» **Supplied records**
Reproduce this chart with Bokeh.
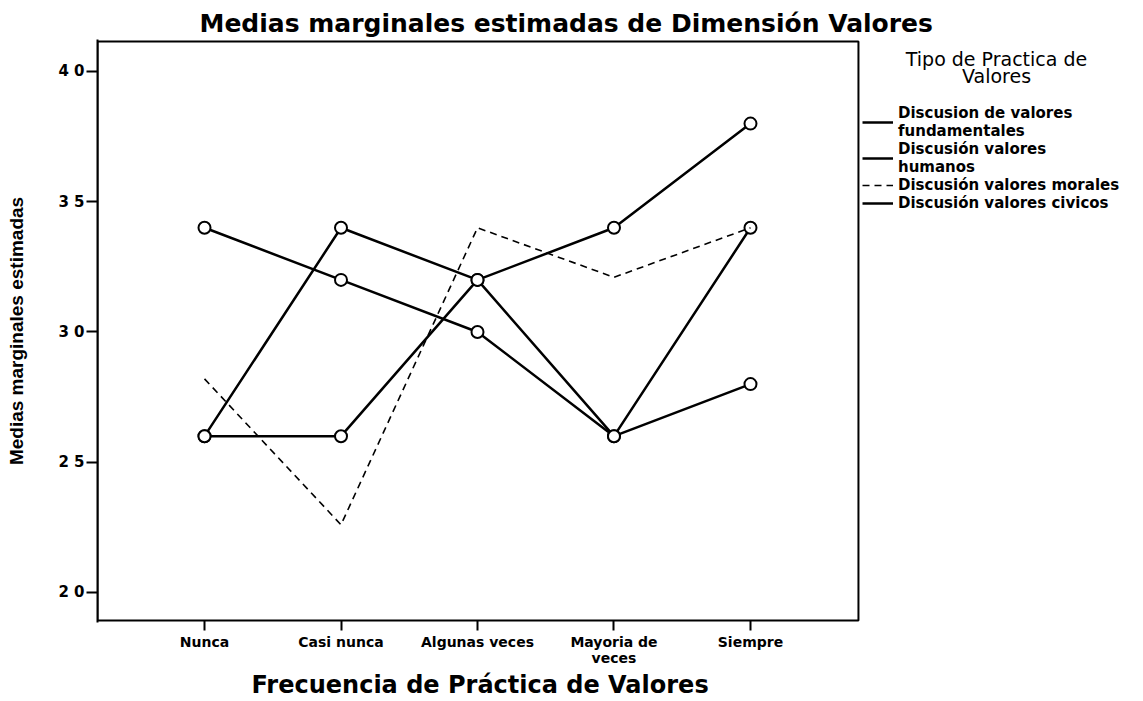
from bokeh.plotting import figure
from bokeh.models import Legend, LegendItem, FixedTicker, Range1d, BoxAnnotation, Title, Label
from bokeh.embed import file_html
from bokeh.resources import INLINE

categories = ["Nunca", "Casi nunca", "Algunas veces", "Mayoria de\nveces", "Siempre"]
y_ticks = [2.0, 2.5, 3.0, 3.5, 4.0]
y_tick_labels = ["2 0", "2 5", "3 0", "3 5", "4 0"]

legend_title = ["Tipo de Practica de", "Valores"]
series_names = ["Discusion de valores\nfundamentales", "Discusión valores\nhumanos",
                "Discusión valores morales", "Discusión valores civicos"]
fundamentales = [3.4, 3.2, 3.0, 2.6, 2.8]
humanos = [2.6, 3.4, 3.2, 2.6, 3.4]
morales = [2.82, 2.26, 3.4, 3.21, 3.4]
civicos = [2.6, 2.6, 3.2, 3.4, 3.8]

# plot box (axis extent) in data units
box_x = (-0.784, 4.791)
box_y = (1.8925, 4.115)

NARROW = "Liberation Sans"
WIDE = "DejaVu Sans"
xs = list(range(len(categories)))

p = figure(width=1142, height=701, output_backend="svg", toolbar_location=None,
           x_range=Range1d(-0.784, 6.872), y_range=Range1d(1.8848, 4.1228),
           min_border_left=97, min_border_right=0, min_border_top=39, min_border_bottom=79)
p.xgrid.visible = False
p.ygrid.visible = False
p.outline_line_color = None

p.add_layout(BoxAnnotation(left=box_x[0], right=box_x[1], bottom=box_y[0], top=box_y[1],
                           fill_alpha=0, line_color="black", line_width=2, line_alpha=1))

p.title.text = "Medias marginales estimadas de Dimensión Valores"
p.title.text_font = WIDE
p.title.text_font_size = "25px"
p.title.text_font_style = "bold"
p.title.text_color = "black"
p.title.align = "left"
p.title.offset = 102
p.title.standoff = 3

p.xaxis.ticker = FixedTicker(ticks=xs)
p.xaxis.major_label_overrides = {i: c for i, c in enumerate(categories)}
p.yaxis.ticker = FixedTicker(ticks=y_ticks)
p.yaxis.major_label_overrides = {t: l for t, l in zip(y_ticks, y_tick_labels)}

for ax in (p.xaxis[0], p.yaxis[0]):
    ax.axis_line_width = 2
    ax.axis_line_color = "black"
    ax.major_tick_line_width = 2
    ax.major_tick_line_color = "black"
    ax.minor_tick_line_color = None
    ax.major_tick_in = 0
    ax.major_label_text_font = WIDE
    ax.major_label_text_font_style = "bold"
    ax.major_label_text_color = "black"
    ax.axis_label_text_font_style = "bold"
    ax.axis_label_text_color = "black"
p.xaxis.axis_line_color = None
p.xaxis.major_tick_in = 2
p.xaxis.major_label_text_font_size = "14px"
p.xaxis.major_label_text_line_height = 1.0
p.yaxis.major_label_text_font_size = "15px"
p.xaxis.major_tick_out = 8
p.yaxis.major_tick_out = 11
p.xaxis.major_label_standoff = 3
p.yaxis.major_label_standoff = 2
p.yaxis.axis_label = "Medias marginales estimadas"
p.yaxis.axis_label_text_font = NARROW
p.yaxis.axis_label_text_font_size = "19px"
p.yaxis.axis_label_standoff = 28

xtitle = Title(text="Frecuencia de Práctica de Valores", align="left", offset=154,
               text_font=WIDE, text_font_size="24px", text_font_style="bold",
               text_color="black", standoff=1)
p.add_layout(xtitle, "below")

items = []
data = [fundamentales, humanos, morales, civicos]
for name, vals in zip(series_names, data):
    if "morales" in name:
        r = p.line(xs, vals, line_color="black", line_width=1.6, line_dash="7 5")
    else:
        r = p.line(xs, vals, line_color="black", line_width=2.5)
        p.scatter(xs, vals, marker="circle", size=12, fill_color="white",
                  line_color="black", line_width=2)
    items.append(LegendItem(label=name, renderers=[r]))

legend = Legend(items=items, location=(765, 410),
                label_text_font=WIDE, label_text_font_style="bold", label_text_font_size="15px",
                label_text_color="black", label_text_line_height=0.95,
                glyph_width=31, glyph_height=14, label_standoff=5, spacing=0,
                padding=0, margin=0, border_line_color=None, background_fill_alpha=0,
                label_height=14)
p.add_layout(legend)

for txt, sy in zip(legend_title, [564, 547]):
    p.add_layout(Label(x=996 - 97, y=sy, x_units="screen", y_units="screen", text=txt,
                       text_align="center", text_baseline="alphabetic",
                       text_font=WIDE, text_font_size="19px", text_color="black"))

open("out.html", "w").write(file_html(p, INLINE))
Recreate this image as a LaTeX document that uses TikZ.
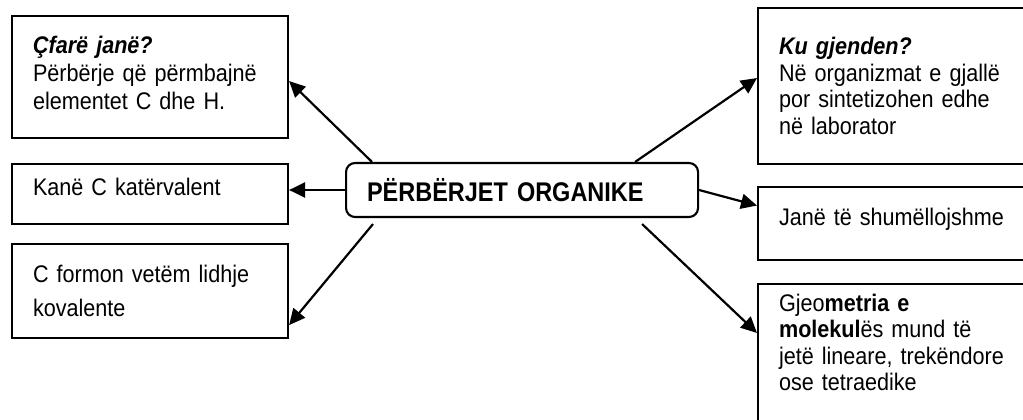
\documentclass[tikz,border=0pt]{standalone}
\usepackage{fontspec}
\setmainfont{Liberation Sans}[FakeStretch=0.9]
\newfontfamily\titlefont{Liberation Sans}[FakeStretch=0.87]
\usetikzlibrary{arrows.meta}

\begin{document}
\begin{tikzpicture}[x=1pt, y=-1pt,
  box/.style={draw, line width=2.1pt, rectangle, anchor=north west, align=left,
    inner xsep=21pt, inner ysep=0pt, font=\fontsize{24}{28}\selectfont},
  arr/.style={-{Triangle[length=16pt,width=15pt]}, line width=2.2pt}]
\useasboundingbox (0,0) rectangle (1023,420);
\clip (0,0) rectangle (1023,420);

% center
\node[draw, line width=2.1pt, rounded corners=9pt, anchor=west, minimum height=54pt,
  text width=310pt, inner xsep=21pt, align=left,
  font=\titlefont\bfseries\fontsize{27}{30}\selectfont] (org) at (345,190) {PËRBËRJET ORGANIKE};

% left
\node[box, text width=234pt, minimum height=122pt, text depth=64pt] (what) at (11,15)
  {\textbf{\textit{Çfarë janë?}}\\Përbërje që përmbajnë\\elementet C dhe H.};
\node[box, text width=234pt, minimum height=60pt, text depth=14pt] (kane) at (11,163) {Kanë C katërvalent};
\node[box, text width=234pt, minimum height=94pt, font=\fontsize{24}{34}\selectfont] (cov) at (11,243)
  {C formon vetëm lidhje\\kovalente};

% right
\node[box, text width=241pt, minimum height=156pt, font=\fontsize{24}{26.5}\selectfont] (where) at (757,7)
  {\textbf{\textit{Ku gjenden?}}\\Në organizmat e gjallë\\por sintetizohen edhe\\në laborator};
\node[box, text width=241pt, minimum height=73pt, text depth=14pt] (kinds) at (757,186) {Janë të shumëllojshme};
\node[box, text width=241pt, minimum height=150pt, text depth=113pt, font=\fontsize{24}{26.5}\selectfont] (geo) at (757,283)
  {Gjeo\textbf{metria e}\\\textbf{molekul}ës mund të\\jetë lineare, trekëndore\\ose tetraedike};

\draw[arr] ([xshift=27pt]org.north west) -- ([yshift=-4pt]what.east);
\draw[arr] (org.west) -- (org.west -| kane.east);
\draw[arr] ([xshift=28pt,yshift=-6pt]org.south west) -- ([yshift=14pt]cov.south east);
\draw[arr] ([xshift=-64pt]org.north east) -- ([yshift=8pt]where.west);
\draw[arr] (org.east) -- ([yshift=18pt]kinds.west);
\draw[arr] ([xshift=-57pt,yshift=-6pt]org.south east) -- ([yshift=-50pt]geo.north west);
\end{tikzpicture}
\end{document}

» **What needs to be done**
Write out an exact copy of the listing, first line through the line containing "p.title.standoff = 3", with the pictures left out.

» **Task answer**
Reproduce this chart with Bokeh.
from bokeh.plotting import figure
from bokeh.models import Legend, LegendItem, FixedTicker, Range1d, BoxAnnotation, Title, Label
from bokeh.embed import file_html
from bokeh.resources import INLINE

categories = ["Nunca", "Casi nunca", "Algunas veces", "Mayoria de\nveces", "Siempre"]
y_ticks = [2.0, 2.5, 3.0, 3.5, 4.0]
y_tick_labels = ["2 0", "2 5", "3 0", "3 5", "4 0"]

legend_title = ["Tipo de Practica de", "Valores"]
series_names = ["Discusion de valores\nfundamentales", "Discusión valores\nhumanos",
                "Discusión valores morales", "Discusión valores civicos"]
fundamentales = [3.4, 3.2, 3.0, 2.6, 2.8]
humanos = [2.6, 3.4, 3.2, 2.6, 3.4]
morales = [2.82, 2.26, 3.4, 3.21, 3.4]
civicos = [2.6, 2.6, 3.2, 3.4, 3.8]

# plot box (axis extent) in data units
box_x = (-0.784, 4.791)
box_y = (1.8925, 4.115)

NARROW = "Liberation Sans"
WIDE = "DejaVu Sans"
xs = list(range(len(categories)))

p = figure(width=1142, height=701, output_backend="svg", toolbar_location=None,
           x_range=Range1d(-0.784, 6.872), y_range=Range1d(1.8848, 4.1228),
           min_border_left=97, min_border_right=0, min_border_top=39, min_border_bottom=79)
p.xgrid.visible = False
p.ygrid.visible = False
p.outline_line_color = None

p.add_layout(BoxAnnotation(left=box_x[0], right=box_x[1], bottom=box_y[0], top=box_y[1],
                           fill_alpha=0, line_color="black", line_width=2, line_alpha=1))

p.title.text = "Medias marginales estimadas de Dimensión Valores"
p.title.text_font = WIDE
p.title.text_font_size = "25px"
p.title.text_font_style = "bold"
p.title.text_color = "black"
p.title.align = "left"
p.title.offset = 102
p.title.standoff = 3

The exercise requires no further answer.